[INSTRUCTIONS FOR THE TASK]
Identify all lines of the data containing the string "this" and copy them.

[SUPPLIED MATERIAL]
==============================
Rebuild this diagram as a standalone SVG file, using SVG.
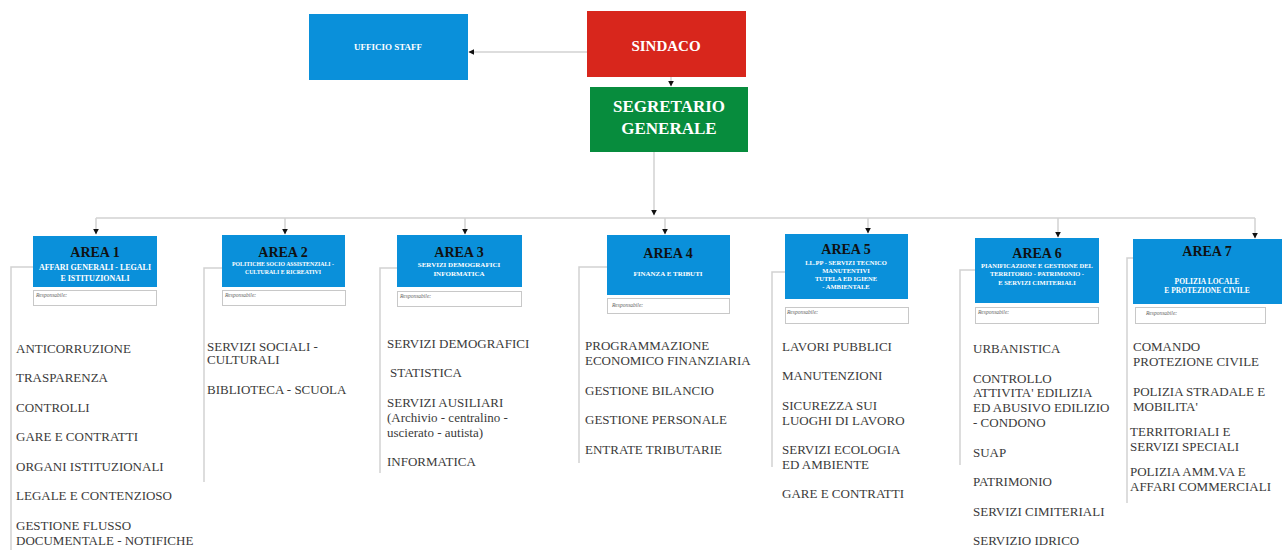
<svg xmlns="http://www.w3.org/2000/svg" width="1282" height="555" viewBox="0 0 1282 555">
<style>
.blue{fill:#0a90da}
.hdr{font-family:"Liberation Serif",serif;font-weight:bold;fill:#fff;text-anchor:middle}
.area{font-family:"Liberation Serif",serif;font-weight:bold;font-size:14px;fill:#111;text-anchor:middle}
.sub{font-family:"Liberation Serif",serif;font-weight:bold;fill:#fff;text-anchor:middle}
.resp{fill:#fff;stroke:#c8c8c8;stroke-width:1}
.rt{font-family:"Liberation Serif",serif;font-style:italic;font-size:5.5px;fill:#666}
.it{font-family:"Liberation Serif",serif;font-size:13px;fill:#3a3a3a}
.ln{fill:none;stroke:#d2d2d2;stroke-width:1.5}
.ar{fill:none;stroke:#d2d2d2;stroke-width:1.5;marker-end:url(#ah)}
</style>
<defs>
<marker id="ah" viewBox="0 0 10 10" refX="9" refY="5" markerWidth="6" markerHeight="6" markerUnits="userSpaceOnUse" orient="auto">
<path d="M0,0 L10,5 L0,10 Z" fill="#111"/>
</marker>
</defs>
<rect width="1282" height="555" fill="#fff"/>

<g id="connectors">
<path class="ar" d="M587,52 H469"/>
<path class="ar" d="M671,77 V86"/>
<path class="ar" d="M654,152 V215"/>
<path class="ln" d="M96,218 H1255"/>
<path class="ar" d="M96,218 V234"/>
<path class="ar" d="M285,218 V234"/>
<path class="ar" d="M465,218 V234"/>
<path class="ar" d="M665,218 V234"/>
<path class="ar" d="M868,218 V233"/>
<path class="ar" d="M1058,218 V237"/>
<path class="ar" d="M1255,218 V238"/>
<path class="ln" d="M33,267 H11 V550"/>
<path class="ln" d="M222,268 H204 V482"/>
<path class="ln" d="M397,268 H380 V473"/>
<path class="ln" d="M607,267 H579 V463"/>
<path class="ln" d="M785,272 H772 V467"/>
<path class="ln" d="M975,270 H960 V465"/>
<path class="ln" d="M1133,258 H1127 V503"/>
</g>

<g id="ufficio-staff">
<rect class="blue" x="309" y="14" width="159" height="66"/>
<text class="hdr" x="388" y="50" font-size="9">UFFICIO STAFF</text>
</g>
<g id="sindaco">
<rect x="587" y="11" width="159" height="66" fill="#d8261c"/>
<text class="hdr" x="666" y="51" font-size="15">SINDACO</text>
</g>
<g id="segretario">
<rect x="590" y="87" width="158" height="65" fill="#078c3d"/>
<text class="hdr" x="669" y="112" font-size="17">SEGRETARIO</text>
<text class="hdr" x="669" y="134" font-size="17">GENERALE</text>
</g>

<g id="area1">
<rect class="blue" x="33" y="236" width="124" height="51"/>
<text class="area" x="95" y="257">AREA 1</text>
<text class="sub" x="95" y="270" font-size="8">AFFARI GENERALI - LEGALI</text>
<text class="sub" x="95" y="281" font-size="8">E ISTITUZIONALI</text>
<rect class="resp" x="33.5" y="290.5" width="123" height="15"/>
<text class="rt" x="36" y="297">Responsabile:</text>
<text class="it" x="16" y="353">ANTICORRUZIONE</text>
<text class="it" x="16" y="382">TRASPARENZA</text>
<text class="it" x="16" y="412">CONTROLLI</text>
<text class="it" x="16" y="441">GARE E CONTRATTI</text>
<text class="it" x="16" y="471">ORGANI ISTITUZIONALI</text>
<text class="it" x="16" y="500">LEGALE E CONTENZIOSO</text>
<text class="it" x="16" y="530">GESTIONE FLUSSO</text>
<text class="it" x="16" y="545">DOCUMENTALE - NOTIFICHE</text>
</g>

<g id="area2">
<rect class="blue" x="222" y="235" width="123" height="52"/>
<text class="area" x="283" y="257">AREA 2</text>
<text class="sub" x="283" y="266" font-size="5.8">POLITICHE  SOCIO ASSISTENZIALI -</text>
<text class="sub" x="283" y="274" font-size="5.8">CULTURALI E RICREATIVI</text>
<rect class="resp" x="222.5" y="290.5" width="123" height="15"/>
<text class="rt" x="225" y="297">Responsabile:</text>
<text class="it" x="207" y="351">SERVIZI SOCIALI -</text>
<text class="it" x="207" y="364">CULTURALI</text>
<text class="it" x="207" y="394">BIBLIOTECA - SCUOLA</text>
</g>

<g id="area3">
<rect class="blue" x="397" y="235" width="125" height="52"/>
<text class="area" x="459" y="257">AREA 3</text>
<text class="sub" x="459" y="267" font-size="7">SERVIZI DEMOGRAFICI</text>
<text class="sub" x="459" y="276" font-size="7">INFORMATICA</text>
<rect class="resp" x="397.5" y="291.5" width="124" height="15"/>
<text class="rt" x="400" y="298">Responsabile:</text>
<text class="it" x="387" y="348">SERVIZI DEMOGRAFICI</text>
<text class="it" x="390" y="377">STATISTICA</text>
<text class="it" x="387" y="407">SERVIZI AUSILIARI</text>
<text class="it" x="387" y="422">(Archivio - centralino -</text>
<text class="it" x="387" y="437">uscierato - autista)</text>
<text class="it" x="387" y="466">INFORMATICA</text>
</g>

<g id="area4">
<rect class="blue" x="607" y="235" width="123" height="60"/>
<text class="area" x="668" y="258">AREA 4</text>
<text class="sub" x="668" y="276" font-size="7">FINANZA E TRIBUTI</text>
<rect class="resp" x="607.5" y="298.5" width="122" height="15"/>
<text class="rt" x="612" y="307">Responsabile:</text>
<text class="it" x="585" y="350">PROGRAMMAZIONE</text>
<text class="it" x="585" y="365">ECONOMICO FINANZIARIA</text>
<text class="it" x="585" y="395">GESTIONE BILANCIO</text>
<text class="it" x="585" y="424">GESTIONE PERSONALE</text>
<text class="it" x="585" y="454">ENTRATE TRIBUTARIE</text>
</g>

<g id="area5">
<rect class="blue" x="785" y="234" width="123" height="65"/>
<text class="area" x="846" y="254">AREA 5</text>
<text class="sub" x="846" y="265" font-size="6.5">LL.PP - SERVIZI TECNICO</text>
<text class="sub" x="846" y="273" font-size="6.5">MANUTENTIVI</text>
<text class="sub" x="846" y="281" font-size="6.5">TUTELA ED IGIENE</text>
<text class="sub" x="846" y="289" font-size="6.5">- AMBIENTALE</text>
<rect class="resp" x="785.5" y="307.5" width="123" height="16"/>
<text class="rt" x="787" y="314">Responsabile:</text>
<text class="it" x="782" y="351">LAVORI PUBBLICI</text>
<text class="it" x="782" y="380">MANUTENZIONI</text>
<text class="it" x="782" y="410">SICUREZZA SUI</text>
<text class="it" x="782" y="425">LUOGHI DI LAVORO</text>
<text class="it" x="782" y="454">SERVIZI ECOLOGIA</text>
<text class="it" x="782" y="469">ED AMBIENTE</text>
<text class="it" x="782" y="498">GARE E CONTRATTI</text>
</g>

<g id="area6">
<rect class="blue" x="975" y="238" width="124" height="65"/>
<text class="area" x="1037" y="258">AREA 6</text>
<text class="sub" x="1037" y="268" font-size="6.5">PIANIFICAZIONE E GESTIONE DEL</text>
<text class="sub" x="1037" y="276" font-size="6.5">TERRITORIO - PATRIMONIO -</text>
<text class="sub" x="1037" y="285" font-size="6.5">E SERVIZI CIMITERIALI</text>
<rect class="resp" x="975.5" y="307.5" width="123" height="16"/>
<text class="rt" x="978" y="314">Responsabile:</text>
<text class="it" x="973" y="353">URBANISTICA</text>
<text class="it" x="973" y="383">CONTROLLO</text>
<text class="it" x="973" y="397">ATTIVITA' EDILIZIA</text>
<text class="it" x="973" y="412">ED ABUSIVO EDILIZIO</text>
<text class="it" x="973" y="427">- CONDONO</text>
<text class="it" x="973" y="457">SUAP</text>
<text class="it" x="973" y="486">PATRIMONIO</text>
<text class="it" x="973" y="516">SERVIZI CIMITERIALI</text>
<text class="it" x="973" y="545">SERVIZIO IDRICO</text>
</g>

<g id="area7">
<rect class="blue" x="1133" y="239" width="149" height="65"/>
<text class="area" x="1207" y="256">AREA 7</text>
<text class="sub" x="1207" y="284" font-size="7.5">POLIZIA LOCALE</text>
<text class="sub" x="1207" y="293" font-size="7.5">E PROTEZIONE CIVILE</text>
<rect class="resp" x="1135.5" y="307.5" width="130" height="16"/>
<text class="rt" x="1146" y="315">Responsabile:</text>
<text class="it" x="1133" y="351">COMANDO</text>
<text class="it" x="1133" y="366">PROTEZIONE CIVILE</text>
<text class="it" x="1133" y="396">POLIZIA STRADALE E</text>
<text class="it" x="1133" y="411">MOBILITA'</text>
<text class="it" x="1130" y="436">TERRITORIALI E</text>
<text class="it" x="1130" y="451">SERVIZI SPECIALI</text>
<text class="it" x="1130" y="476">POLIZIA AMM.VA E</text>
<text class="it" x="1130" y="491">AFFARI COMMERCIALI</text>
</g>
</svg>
==============================
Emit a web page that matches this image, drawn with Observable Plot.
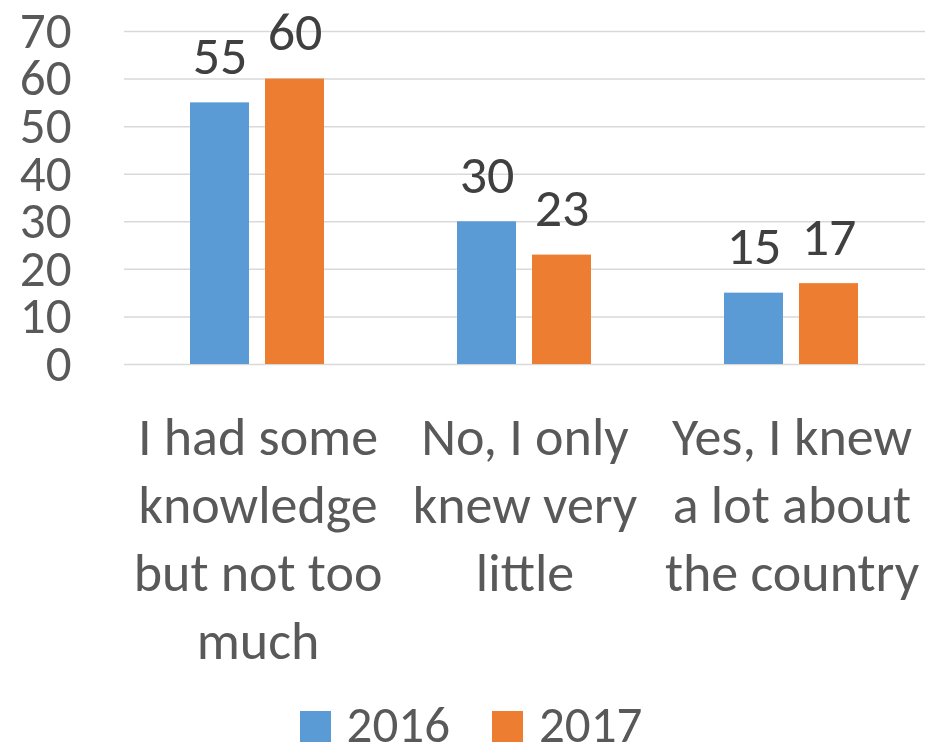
==============================
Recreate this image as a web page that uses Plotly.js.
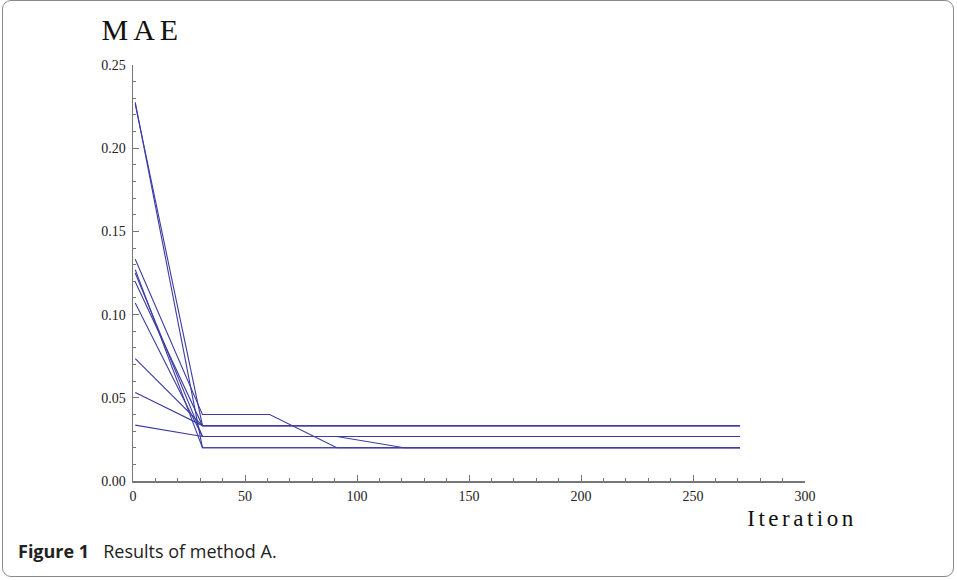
==============================
[RESPONSE BELOW]
Rebuild this diagram as a standalone SVG file, using SVG.
Emit a web page that matches this image, drawn with Observable Plot.
Recreate this image as a web page that uses Plotly.js.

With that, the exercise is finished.